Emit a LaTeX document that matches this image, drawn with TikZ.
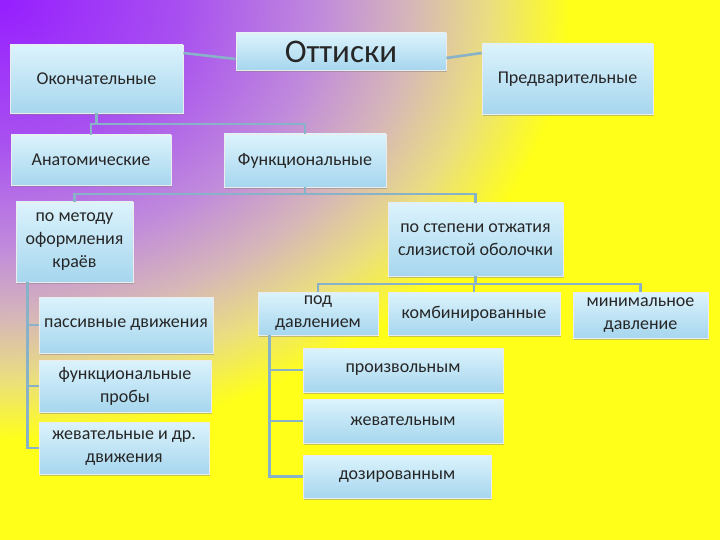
\documentclass[tikz,border=0pt]{standalone}
\usepackage{fontspec}
\setmainfont{Carlito}
\usetikzlibrary{positioning,shadows}
\definecolor{lilac}{RGB}{150,30,255}
\definecolor{mauve}{RGB}{168,80,240}
\definecolor{lavender}{RGB}{192,138,220}
\definecolor{blush}{RGB}{214,182,185}
\definecolor{sand}{RGB}{234,222,128}
\definecolor{lemon}{RGB}{255,255,25}
\definecolor{skytop}{RGB}{220,243,252}
\definecolor{skybot}{RGB}{166,214,238}
\definecolor{wire}{RGB}{135,178,200}
\pgfdeclareradialshading{glow}{\pgfpoint{0bp}{0bp}}{color(0bp)=(lilac); color(8bp)=(mauve);
  color(14bp)=(lavender); color(18bp)=(blush); color(21.5bp)=(sand); color(25bp)=(lemon); color(50bp)=(lemon)}
\tikzset{
  box/.style={draw=white!85!gray,line width=0.8pt,top color=skytop,bottom color=skybot,
              align=center,inner sep=2pt,text=black!85,font=\fontsize{18}{23}\selectfont,
              drop shadow={shadow xshift=1.2pt,shadow yshift=-1.8pt,opacity=0.45}},
  link/.style={line width=2.6pt,wire}
}

\begin{document}
\begin{tikzpicture}[x=1pt,y=-1pt,sz/.style 2 args={minimum width=#1pt,minimum height=#2pt}]
  \useasboundingbox (0,0) rectangle (720,540);
  \fill[lemon] (0,0) rectangle (720,540);
  \begin{scope}
    \clip (0,0) rectangle (720,540);
    \shade[shading=glow] (0,0) ellipse [x radius=570pt,y radius=440pt];
  \end{scope}

  \node[box,sz={210}{37},font=\fontsize{33}{36}\selectfont] (root) at (341,51.5) {Оттиски};
  \node[box,sz={173}{68}] (okon) at (96.5,79)  {Окончательные};
  \node[box,sz={171}{70}] (pred) at (567.5,79) {Предварительные};
  \node[box,sz={160}{50}] (anat) at (91,160)   {Анатомические};
  \node[box,sz={162}{53}] (func) at (305,160.5) {Функциональные};
  \node[box,sz={117}{80}] (metod) at (74.5,242) {по методу\\оформления\\краёв};
  \node[box,sz={175}{73}] (stepen) at (475.5,239.5) {по степени отжатия\\слизистой оболочки};
  \node[box,sz={174}{56}] (pass) at (126,325)  {пассивные движения};
  \node[box,sz={172}{52}] (fprob) at (125,386) {функциональные\\пробы};
  \node[box,sz={170}{52}] (zhev) at (124,448)  {жевательные и др.\\движения};
  \node[box,sz={120}{43}] (pod) at (318,313.5) {под\\давлением};
  \node[box,sz={172}{43}] (komb) at (474,313.5) {комбинированные};
  \node[box,sz={135}{46}] (mini) at (640.5,315) {минимальное\\давление};
  \node[box,sz={200}{44}] (proizv) at (403,370) {произвольным};
  \node[box,sz={200}{44}] (zhevat) at (403,421) {жевательным};
  \node[box,sz={188}{43}] (doz) at (397,476.5)  {дозированным};

  \coordinate (b1) at (96.5,124);
  \coordinate (b2) at (305,194);
  \coordinate (b3) at (475.5,284);
  \draw[link] ([yshift=-7.5pt]root.west) -- ([yshift=26pt]okon.east);
  \draw[link] ([yshift=-6.5pt]root.east) -- ([yshift=26pt]pred.west);
  \draw[link] (okon.south) -- (b1) -| (func.north); \draw[link] (b1) -| (anat.north);
  \draw[link] (func.south) -- (b2) -| (metod.north); \draw[link] (b2) -| (stepen.north);
  \draw[link] ([xshift=12pt]metod.south west) |- (pass.west);
  \draw[link] ([xshift=12pt]metod.south west) |- (fprob.west);
  \draw[link] ([xshift=12pt]metod.south west) |- (zhev.west);
  \draw[link] (stepen.south) -- (b3) -| (pod.north); \draw[link] (b3) -| (komb.north); \draw[link] (b3) -| (mini.north);
  \draw[link] ([xshift=12pt]pod.south west) |- (proizv.west);
  \draw[link] ([xshift=12pt]pod.south west) |- (zhevat.west);
  \draw[link] ([xshift=12pt]pod.south west) |- (doz.west);
\end{tikzpicture}
\end{document}
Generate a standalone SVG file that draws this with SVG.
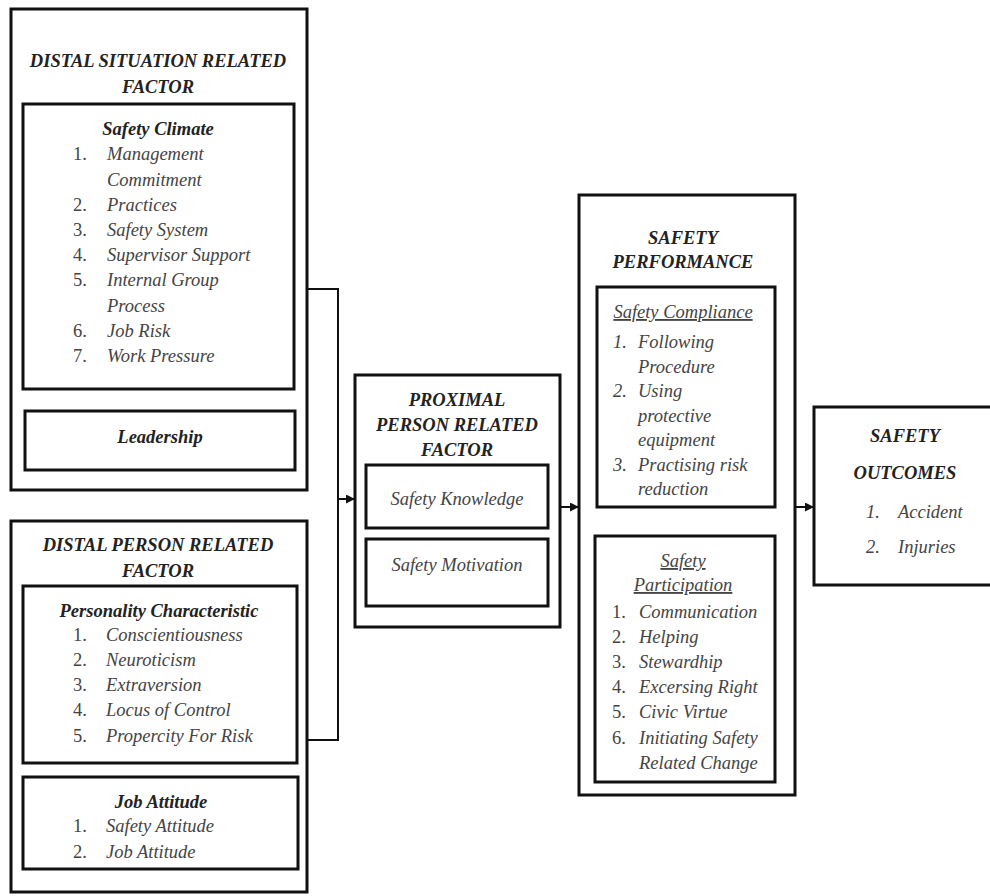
<svg xmlns="http://www.w3.org/2000/svg" width="990" height="896" viewBox="0 0 990 896">
<defs>
<style>
.box{fill:#fff;stroke:#111;stroke-width:3}
.ibox{fill:none;stroke:#111;stroke-width:3}
.h{font-family:"Liberation Serif","Times New Roman",serif;font-size:18.5px;font-weight:bold;font-style:italic;fill:#222;text-anchor:middle}
.it{font-family:"Liberation Serif","Times New Roman",serif;font-size:18.5px;font-style:italic;fill:#444}
.n{font-family:"Liberation Serif","Times New Roman",serif;font-size:18.5px;fill:#444}
.c{text-anchor:middle}
.u{text-decoration:underline}
.con{fill:none;stroke:#111;stroke-width:2}
</style>
<marker id="arr" viewBox="0 0 10 10" refX="10" refY="5" markerWidth="10" markerHeight="9" markerUnits="userSpaceOnUse" orient="auto">
<path d="M0,0 L10,5 L0,10 z" fill="#111"/>
</marker>
</defs>
<rect width="990" height="896" fill="#fff"/>

<g id="distal-situation">
<rect class="box" x="11" y="9" width="296" height="481"/>
<text class="h" x="158" y="67">DISTAL SITUATION RELATED</text>
<text class="h" x="158" y="93">FACTOR</text>
<rect class="ibox" x="23" y="104" width="271" height="285"/>
<text class="h" x="158" y="135">Safety Climate</text>
<text class="n" x="73" y="160">1.</text><text class="it" x="107" y="160">Management</text>
<text class="it" x="107" y="186">Commitment</text>
<text class="n" x="73" y="211">2.</text><text class="it" x="107" y="211">Practices</text>
<text class="n" x="73" y="236">3.</text><text class="it" x="107" y="236">Safety System</text>
<text class="n" x="73" y="261">4.</text><text class="it" x="107" y="261">Supervisor Support</text>
<text class="n" x="73" y="286">5.</text><text class="it" x="107" y="286">Internal Group</text>
<text class="it" x="107" y="312">Process</text>
<text class="n" x="73" y="337">6.</text><text class="it" x="107" y="337">Job Risk</text>
<text class="n" x="73" y="362">7.</text><text class="it" x="107" y="362">Work Pressure</text>
<rect class="ibox" x="25" y="411" width="270" height="59"/>
<text class="h" x="160" y="443">Leadership</text>
</g>

<g id="distal-person">
<rect class="box" x="11" y="521" width="296" height="371"/>
<text class="h" x="158" y="551">DISTAL PERSON RELATED</text>
<text class="h" x="158" y="577">FACTOR</text>
<rect class="ibox" x="23" y="586" width="274" height="177"/>
<text class="h" x="159" y="617">Personality Characteristic</text>
<text class="n" x="73" y="641">1.</text><text class="it" x="106" y="641">Conscientiousness</text>
<text class="n" x="73" y="666">2.</text><text class="it" x="106" y="666">Neuroticism</text>
<text class="n" x="73" y="691">3.</text><text class="it" x="106" y="691">Extraversion</text>
<text class="n" x="73" y="716">4.</text><text class="it" x="106" y="716">Locus of Control</text>
<text class="n" x="73" y="742">5.</text><text class="it" x="106" y="742">Propercity For Risk</text>
<rect class="ibox" x="23" y="777" width="275" height="92"/>
<text class="h" x="161" y="808">Job Attitude</text>
<text class="n" x="73" y="832">1.</text><text class="it" x="106" y="832">Safety Attitude</text>
<text class="n" x="73" y="858">2.</text><text class="it" x="106" y="858">Job Attitude</text>
</g>

<g id="proximal-person">
<rect class="box" x="355" y="375" width="205" height="252"/>
<text class="h" x="457" y="406">PROXIMAL</text>
<text class="h" x="457" y="431">PERSON RELATED</text>
<text class="h" x="457" y="456">FACTOR</text>
<rect class="ibox" x="366" y="465" width="182" height="63"/>
<text class="it c" x="457" y="505">Safety Knowledge</text>
<rect class="ibox" x="366" y="539" width="182" height="67"/>
<text class="it c" x="457" y="571">Safety Motivation</text>
</g>

<g id="safety-performance">
<rect class="box" x="579" y="195" width="216" height="600"/>
<text class="h" x="683" y="244">SAFETY</text>
<text class="h" x="683" y="268">PERFORMANCE</text>
<rect class="ibox" x="597" y="287" width="178" height="220"/>
<text class="it c u" x="683" y="318">Safety Compliance</text>
<text class="it" x="613" y="348">1.</text><text class="it" x="638" y="348">Following</text>
<text class="it" x="638" y="372.5">Procedure</text>
<text class="it" x="613" y="397">2.</text><text class="it" x="638" y="397">Using</text>
<text class="it" x="638" y="421.5">protective</text>
<text class="it" x="638" y="446">equipment</text>
<text class="it" x="613" y="470.5">3.</text><text class="it" x="638" y="470.5">Practising risk</text>
<text class="it" x="638" y="495">reduction</text>
<rect class="ibox" x="595" y="536" width="180" height="246"/>
<text class="it c u" x="683" y="567">Safety</text>
<text class="it c u" x="683" y="591">Participation</text>
<text class="n" x="612" y="618">1.</text><text class="it" x="639" y="618">Communication</text>
<text class="n" x="612" y="643">2.</text><text class="it" x="639" y="643">Helping</text>
<text class="n" x="612" y="668">3.</text><text class="it" x="639" y="668">Stewardhip</text>
<text class="n" x="612" y="693">4.</text><text class="it" x="639" y="693">Excersing Right</text>
<text class="n" x="612" y="718">5.</text><text class="it" x="639" y="718">Civic Virtue</text>
<text class="n" x="612" y="744">6.</text><text class="it" x="639" y="744">Initiating Safety</text>
<text class="it" x="639" y="769">Related Change</text>
</g>

<g id="safety-outcomes">
<rect class="box" x="814" y="407" width="182" height="178"/>
<text class="h" x="905" y="442">SAFETY</text>
<text class="h" x="905" y="479">OUTCOMES</text>
<text class="it" x="866" y="518">1.</text><text class="it" x="898" y="518">Accident</text>
<text class="it" x="866" y="553">2.</text><text class="it" x="898" y="553">Injuries</text>
</g>

<g id="connectors">
<polyline class="con" points="307,289 338,289 338,740 307,740"/>
<line class="con" x1="338" y1="499" x2="355" y2="499" marker-end="url(#arr)"/>
<line class="con" x1="560" y1="507" x2="579" y2="507" marker-end="url(#arr)"/>
<line class="con" x1="795" y1="507" x2="814" y2="507" marker-end="url(#arr)"/>
</g>
</svg>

****

GOAL: Show every line in the records above that contains the word "with".

TASK ANSWER:
Emit a LaTeX document that matches this image, drawn with TikZ.
Generate a standalone SVG file that draws this with SVG.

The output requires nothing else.